## [Supplied information]
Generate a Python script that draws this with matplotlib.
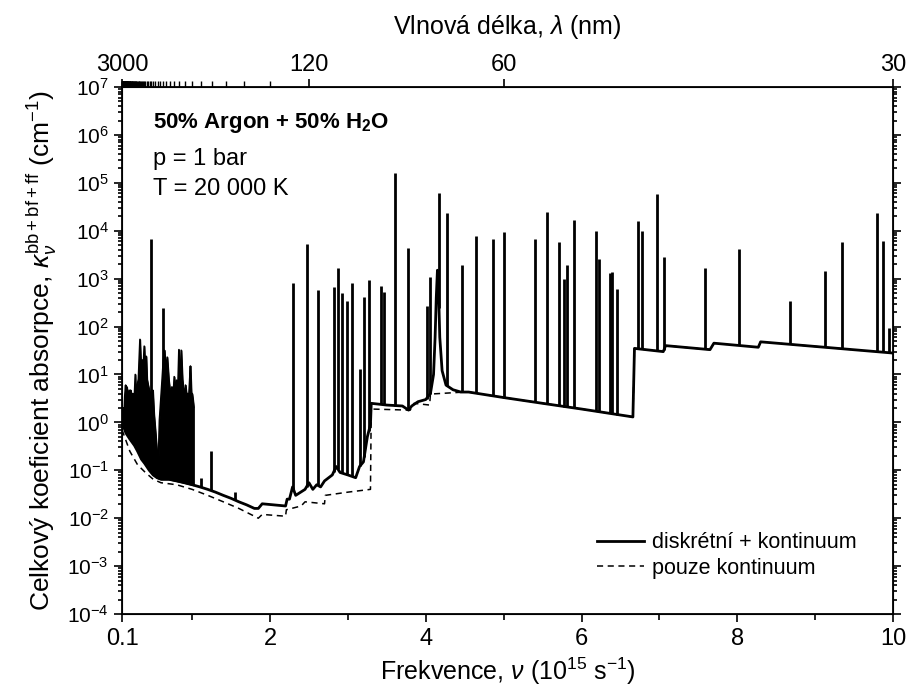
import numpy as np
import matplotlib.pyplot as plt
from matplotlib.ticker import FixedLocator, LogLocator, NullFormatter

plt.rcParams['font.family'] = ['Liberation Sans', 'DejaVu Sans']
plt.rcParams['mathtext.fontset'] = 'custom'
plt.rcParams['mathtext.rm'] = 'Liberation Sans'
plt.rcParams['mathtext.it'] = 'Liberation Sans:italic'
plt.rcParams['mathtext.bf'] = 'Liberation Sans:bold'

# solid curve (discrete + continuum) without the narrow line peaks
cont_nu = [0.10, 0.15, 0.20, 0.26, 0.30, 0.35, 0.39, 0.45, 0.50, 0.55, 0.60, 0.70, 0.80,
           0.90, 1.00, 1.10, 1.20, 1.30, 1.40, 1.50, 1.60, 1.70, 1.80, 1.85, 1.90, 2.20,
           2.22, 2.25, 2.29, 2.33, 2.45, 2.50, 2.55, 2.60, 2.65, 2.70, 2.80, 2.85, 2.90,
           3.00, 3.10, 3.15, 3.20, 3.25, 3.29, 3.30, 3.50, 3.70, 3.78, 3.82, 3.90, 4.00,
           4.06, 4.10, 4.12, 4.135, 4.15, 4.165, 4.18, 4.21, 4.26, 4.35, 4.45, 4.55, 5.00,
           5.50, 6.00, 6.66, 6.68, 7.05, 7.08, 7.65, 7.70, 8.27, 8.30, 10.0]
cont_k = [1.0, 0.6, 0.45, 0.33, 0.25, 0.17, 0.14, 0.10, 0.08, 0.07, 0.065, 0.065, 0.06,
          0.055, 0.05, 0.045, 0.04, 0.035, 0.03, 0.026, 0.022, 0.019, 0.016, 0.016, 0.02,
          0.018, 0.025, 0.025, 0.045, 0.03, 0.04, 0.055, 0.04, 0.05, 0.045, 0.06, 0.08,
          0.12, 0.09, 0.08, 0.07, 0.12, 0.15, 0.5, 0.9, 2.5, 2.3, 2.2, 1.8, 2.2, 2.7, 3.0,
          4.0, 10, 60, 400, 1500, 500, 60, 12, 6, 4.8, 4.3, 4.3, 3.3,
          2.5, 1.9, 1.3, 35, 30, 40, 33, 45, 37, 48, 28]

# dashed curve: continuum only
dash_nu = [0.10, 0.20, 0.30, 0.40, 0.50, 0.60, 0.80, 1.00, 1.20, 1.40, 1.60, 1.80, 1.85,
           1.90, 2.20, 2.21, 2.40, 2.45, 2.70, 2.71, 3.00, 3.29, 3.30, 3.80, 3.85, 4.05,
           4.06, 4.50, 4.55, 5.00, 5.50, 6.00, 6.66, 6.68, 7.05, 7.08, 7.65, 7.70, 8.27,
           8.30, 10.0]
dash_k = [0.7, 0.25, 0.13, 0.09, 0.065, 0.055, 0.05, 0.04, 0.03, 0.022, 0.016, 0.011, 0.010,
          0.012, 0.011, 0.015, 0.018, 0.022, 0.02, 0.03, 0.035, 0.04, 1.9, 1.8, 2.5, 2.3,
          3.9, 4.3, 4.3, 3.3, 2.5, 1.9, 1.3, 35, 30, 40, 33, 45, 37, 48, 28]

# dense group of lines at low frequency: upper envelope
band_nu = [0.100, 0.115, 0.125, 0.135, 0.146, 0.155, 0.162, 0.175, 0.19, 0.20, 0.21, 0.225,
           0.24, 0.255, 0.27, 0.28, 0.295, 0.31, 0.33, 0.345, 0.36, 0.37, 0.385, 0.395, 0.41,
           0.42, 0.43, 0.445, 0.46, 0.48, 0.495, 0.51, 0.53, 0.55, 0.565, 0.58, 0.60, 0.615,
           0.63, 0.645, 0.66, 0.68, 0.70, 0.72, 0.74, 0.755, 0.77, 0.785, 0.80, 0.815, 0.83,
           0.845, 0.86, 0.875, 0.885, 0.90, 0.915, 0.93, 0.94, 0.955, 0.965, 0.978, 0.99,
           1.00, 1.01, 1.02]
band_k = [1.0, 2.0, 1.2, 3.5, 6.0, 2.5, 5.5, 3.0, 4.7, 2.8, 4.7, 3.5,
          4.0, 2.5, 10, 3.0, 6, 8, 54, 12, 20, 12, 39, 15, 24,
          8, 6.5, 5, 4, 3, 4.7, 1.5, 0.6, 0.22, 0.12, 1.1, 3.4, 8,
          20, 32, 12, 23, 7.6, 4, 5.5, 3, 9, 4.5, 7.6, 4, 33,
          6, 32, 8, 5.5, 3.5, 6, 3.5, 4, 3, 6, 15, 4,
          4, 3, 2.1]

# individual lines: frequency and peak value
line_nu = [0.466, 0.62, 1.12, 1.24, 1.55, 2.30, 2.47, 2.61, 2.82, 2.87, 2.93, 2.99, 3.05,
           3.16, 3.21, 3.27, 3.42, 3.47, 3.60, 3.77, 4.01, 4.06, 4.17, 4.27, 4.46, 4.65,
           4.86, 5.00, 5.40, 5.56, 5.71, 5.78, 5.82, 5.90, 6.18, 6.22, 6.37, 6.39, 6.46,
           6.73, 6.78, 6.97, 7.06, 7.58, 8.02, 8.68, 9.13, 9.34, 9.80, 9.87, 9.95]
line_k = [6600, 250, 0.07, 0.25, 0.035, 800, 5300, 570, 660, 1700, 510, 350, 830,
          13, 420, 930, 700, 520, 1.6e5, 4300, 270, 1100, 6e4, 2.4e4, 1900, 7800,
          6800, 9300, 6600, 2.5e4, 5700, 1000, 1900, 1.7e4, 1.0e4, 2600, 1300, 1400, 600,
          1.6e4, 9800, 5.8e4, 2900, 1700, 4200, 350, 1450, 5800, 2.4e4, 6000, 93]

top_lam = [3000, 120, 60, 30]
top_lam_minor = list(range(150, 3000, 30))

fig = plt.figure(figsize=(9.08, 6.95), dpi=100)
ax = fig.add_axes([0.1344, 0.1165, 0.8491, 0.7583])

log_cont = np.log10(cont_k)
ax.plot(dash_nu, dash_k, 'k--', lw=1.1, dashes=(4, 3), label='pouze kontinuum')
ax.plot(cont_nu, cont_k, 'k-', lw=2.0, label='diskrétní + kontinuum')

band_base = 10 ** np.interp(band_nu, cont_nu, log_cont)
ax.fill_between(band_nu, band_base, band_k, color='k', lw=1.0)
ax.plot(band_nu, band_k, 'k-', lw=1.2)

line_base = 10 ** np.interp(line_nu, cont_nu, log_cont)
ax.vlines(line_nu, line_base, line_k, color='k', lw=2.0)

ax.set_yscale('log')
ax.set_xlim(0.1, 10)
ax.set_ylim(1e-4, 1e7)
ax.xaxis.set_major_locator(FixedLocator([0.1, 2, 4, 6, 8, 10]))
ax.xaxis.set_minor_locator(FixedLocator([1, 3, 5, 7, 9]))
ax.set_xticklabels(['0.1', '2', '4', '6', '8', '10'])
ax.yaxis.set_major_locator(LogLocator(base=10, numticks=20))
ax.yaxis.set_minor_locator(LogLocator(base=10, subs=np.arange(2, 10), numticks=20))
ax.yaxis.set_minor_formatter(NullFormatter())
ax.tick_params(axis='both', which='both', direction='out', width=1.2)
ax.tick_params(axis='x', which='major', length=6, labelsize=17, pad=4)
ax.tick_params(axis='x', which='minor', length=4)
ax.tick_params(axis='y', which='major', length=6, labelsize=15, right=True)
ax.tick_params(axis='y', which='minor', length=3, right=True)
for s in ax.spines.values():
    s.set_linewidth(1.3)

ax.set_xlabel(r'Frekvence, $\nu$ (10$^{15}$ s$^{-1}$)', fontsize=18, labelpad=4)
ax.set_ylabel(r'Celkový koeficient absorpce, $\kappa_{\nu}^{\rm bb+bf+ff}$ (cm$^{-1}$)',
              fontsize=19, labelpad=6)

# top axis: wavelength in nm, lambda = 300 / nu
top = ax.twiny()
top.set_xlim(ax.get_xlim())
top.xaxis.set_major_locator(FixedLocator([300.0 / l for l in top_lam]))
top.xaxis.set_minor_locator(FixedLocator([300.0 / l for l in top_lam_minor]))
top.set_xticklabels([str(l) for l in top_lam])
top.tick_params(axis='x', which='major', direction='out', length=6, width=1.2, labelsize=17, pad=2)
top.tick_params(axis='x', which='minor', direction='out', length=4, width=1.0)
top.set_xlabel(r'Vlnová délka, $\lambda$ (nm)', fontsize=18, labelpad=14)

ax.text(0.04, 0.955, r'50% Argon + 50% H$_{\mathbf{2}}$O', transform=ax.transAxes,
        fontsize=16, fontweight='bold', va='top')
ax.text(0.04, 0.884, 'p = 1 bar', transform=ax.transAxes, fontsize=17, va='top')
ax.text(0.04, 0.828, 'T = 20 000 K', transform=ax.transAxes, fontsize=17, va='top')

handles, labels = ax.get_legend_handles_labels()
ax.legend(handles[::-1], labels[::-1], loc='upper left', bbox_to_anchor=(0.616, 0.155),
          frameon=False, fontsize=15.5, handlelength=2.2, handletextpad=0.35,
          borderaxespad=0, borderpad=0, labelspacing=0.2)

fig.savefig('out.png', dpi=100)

## [Stated task]
Reproduce the data above word for word from its first line through the line that holds "plt.rcParams['mathtext.bf'] = 'Liberation", both ends included; skip pictures.

## [Problem solution]
Generate a Python script that draws this with matplotlib.
import numpy as np
import matplotlib.pyplot as plt
from matplotlib.ticker import FixedLocator, LogLocator, NullFormatter

plt.rcParams['font.family'] = ['Liberation Sans', 'DejaVu Sans']
plt.rcParams['mathtext.fontset'] = 'custom'
plt.rcParams['mathtext.rm'] = 'Liberation Sans'
plt.rcParams['mathtext.it'] = 'Liberation Sans:italic'
plt.rcParams['mathtext.bf'] = 'Liberation Sans:bold'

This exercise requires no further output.